• [WHAT IS BEING ASKED] Find how many lines in the material hold the word "matplotlib", then state that number and nothing more.

=-=-=-=-=

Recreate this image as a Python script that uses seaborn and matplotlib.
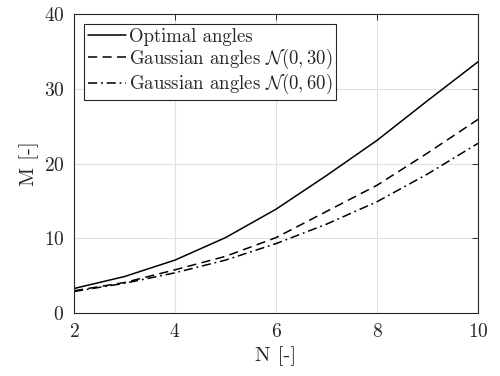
import numpy as np
import pandas as pd
import matplotlib
matplotlib.use("Agg")
import matplotlib.pyplot as plt
import seaborn as sns

N = [2, 3, 4, 5, 6, 7, 8, 9, 10]
optimal = [3.3, 4.9, 7.1, 10.1, 13.9, 18.4, 23.1, 28.4, 33.6]
gauss30 = [3.0, 4.1, 5.8, 7.6, 10.1, 13.6, 17.1, 21.4, 25.9]
gauss60 = [2.9, 4.0, 5.4, 7.1, 9.3, 11.9, 14.9, 18.6, 22.7]
labels = ["Optimal angles", r"Gaussian angles $\mathcal{N}(0,30)$", r"Gaussian angles $\mathcal{N}(0,60)$"]

df = pd.DataFrame({
    "N": N * 3,
    "M": optimal + gauss30 + gauss60,
    "series": [labels[0]] * len(N) + [labels[1]] * len(N) + [labels[2]] * len(N),
})

sns.set_theme(style="white")
plt.rcParams["font.family"] = "serif"
plt.rcParams["font.serif"] = ["cmr10"]
plt.rcParams["mathtext.fontset"] = "cm"
plt.rcParams["axes.formatter.use_mathtext"] = True

fig = plt.figure(figsize=(5.0, 3.76), dpi=100)
ax = fig.add_axes([0.148, 0.167, 0.808, 0.796])

styles = ["-", (0, (6, 3.5)), (0, (6, 2.5, 1.2, 2.5))]
for lab, ls in zip(labels, styles):
    sub = df[df["series"] == lab]
    sns.lineplot(data=sub, x="N", y="M", ax=ax, color="black", lw=1.1, label=lab, linestyle=ls)

ax.set_xlim(2, 10)
ax.set_ylim(0, 40)
ax.set_xticks([2, 4, 6, 8, 10])
ax.set_yticks([0, 10, 20, 30, 40])
ax.grid(True, color="#e0e0e0", lw=0.8)
ax.tick_params(direction="in", length=4, width=0.7, top=True, right=True, labelsize=14,
               colors="#262626", pad=7)
for s in ax.spines.values():
    s.set_color("#262626")
    s.set_linewidth(0.8)
ax.set_xlabel("N [-]", fontsize=15, labelpad=4, color="#262626")
ax.set_ylabel("M [-]", fontsize=15, labelpad=3, color="#262626")
leg = ax.legend(loc="upper left", fontsize=13.5, frameon=True, fancybox=False, edgecolor="#262626",
                framealpha=1, handlelength=2.0, handletextpad=0.2, borderpad=0.2, labelspacing=0.05,
                borderaxespad=0.55)
leg.get_frame().set_linewidth(0.8)
fig.savefig("out.png", dpi=100)
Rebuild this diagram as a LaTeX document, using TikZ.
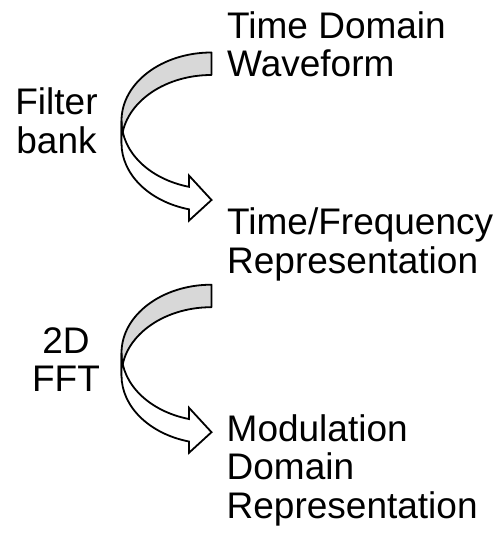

=-=-=-=-=

• [RESPONSE FOR THIS EXERCISE] 4